(Given data):
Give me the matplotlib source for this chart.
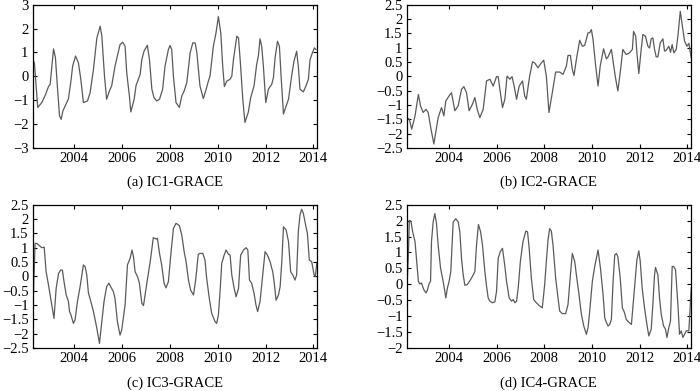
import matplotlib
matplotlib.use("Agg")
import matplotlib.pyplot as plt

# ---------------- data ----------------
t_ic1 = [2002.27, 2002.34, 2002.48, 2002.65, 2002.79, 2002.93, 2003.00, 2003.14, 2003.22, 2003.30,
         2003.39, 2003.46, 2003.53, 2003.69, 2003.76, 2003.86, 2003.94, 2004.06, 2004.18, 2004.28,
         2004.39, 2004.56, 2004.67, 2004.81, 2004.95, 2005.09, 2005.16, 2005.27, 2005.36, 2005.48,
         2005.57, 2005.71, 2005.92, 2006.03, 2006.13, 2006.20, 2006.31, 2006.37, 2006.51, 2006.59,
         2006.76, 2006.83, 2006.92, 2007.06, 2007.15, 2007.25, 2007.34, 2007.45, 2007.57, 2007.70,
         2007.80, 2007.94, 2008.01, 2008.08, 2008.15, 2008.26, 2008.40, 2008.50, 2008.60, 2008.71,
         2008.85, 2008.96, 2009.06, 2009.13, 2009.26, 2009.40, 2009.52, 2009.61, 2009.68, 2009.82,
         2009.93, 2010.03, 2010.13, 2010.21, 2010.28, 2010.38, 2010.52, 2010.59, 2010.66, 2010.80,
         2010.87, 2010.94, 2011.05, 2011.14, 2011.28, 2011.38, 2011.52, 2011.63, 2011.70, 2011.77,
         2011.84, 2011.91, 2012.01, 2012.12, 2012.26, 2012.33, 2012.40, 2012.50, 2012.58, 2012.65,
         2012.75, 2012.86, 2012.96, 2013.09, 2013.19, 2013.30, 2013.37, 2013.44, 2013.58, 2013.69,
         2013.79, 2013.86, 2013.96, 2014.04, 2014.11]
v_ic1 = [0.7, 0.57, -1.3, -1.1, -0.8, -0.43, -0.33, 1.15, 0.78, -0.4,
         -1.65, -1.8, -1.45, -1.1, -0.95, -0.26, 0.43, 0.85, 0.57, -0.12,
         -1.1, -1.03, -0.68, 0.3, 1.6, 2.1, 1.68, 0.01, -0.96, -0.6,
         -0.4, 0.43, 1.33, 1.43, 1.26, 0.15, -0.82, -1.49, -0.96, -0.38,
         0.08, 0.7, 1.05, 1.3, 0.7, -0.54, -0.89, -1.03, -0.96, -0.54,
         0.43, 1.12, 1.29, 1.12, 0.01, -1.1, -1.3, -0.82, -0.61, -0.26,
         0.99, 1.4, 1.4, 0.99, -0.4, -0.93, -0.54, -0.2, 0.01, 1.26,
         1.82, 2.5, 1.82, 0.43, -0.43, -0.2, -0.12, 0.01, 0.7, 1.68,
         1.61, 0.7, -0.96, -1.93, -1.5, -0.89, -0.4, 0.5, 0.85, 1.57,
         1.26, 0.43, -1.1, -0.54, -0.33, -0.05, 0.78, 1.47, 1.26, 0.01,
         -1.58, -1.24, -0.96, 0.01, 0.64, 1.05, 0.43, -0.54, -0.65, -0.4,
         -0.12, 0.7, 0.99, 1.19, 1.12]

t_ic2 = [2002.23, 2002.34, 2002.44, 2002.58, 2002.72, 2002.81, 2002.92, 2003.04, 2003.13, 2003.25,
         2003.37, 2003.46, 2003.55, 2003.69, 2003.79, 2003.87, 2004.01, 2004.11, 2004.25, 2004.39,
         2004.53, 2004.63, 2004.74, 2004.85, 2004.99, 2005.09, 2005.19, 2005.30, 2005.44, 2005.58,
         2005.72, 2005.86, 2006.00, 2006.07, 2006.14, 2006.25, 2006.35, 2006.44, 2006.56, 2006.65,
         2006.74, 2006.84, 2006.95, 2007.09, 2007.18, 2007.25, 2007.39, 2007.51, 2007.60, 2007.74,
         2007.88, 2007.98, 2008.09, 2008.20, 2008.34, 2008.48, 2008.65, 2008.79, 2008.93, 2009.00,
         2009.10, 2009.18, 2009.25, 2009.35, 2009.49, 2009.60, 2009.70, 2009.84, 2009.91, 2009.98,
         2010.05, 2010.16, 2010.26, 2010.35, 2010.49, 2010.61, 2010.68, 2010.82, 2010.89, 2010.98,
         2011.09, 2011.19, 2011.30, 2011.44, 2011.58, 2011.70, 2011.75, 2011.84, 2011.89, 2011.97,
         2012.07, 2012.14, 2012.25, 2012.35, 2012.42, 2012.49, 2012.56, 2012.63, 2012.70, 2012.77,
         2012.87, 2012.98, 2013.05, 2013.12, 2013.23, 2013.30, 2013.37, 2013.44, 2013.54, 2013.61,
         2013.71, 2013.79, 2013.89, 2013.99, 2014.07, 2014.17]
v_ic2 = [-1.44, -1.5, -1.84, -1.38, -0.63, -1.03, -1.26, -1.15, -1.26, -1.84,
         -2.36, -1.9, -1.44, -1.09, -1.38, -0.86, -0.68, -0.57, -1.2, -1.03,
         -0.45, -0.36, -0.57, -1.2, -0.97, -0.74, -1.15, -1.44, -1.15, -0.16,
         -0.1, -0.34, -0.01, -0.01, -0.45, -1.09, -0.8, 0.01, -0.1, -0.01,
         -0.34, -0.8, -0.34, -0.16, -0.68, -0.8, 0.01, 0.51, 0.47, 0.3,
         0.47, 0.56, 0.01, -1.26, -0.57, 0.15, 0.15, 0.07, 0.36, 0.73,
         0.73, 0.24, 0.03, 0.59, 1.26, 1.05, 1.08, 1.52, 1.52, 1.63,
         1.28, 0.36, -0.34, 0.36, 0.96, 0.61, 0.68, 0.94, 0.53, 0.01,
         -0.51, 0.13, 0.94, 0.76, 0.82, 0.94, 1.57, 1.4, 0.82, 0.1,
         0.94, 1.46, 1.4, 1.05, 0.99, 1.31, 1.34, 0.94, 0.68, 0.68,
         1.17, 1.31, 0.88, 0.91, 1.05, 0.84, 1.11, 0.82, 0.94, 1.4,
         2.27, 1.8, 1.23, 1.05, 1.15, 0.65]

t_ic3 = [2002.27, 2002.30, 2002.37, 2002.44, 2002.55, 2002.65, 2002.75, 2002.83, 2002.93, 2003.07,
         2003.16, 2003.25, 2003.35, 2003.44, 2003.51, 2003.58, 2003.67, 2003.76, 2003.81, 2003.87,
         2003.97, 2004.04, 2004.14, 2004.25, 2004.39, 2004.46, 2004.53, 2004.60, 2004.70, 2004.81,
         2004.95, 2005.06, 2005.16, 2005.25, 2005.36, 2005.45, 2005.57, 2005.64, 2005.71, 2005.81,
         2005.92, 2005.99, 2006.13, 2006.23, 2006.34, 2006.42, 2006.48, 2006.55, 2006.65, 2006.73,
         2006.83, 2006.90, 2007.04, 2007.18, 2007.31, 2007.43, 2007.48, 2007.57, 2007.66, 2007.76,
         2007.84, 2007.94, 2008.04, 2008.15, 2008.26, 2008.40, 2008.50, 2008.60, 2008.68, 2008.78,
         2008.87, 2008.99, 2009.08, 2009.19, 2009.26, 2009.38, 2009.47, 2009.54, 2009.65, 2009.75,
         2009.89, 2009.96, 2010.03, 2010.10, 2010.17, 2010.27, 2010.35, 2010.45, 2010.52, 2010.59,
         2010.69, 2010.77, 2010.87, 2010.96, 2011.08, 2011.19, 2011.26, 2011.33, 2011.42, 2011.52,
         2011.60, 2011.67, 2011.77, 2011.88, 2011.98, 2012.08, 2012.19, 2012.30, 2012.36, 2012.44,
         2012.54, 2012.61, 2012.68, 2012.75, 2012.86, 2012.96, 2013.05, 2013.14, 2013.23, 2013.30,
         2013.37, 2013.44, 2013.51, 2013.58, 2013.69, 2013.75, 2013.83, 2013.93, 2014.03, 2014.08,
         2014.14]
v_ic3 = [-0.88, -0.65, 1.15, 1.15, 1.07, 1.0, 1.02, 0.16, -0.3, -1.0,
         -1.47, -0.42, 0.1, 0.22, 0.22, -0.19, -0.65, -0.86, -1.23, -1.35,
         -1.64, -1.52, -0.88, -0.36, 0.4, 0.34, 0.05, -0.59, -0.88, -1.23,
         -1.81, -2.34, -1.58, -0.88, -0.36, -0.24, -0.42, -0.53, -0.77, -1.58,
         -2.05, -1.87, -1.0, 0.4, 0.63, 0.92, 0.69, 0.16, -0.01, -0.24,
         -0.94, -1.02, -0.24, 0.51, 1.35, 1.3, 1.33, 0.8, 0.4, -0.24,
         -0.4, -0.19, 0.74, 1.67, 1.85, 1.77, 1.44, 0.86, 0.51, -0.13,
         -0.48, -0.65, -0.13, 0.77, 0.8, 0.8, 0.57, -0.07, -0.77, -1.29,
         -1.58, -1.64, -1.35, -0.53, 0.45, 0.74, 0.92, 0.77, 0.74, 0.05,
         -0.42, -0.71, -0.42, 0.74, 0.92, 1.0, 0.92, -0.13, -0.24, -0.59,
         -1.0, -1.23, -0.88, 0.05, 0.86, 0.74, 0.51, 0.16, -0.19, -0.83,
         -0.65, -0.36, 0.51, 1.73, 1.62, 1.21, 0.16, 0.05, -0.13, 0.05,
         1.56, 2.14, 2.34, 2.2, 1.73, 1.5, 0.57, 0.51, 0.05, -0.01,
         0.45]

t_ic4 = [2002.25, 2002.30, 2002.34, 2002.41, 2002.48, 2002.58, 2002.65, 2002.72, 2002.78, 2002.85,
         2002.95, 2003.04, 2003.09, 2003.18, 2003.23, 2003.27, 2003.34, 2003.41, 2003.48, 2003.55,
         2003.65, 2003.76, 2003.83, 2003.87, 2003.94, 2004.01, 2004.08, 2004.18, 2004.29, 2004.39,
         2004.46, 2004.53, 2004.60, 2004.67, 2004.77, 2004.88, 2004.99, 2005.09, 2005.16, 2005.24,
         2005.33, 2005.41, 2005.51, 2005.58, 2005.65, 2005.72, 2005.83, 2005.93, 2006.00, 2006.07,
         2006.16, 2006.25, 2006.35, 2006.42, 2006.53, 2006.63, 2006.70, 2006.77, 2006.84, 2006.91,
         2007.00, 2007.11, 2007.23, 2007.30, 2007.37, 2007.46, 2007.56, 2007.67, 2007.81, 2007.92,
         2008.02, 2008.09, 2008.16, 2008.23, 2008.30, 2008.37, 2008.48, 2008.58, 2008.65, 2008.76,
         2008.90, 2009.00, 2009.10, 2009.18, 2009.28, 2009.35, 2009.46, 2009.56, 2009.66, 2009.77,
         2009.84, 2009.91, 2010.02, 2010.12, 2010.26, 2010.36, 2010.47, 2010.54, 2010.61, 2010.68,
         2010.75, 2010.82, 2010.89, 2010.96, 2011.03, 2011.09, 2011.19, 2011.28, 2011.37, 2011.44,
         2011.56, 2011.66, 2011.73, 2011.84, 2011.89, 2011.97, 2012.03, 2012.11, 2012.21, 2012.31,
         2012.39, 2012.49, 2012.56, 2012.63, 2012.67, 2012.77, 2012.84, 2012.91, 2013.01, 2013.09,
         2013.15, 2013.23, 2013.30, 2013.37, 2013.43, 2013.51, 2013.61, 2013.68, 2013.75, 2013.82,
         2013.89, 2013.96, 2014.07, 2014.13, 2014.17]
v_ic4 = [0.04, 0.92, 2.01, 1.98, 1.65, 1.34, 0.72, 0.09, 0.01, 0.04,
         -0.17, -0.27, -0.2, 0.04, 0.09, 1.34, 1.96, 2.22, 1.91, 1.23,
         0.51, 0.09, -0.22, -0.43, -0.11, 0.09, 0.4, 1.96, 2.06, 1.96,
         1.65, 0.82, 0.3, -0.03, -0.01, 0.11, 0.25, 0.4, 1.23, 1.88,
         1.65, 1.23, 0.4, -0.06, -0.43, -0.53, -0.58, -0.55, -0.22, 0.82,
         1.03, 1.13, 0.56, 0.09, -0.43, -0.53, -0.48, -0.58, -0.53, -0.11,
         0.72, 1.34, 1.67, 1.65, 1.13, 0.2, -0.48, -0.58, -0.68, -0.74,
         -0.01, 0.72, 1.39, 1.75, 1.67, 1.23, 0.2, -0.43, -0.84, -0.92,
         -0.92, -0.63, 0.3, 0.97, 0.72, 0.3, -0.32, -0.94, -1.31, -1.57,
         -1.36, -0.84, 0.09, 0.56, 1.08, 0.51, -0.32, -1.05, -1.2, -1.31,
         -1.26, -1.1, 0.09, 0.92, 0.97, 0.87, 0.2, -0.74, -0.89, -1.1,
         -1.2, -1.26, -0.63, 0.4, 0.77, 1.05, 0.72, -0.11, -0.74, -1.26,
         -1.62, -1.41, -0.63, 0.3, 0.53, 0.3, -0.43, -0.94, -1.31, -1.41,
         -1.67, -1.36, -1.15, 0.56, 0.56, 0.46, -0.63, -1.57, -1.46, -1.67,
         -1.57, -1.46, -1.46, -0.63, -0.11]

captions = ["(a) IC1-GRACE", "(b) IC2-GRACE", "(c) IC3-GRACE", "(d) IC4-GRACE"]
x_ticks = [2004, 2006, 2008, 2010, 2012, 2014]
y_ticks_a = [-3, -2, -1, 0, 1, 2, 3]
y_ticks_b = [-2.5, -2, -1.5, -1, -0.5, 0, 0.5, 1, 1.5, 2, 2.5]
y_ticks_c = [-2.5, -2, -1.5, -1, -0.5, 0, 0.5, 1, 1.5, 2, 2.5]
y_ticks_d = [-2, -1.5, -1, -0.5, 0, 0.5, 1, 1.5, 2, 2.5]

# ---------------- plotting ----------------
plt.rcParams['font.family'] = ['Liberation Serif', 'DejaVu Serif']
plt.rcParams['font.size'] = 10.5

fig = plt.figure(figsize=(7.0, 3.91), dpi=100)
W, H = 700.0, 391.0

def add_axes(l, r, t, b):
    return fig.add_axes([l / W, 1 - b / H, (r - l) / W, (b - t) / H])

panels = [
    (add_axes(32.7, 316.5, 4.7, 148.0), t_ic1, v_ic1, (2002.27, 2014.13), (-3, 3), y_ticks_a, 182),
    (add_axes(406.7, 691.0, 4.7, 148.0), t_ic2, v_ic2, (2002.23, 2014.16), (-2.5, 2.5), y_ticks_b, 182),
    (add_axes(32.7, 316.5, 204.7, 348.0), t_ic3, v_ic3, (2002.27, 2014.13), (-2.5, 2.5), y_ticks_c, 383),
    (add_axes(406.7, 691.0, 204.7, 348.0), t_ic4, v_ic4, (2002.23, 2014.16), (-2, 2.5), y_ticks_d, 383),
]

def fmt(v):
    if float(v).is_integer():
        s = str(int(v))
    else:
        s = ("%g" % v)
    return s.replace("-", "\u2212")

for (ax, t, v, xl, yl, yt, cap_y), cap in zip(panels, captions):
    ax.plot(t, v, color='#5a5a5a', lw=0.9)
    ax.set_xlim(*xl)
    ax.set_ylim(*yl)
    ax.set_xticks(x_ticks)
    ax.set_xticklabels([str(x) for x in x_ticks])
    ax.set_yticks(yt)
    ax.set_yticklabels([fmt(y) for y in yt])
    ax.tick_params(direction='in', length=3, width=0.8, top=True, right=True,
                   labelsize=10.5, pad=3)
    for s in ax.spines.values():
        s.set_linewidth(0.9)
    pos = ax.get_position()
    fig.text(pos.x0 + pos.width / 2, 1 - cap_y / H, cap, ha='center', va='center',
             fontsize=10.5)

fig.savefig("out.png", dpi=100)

(Work required): Write out exactly the lines between the start of the data and the line with "import matplotlib.pyplot as plt", including both, but none of the pictures.

(Exercise output):
Give me the matplotlib source for this chart.
import matplotlib
matplotlib.use("Agg")
import matplotlib.pyplot as plt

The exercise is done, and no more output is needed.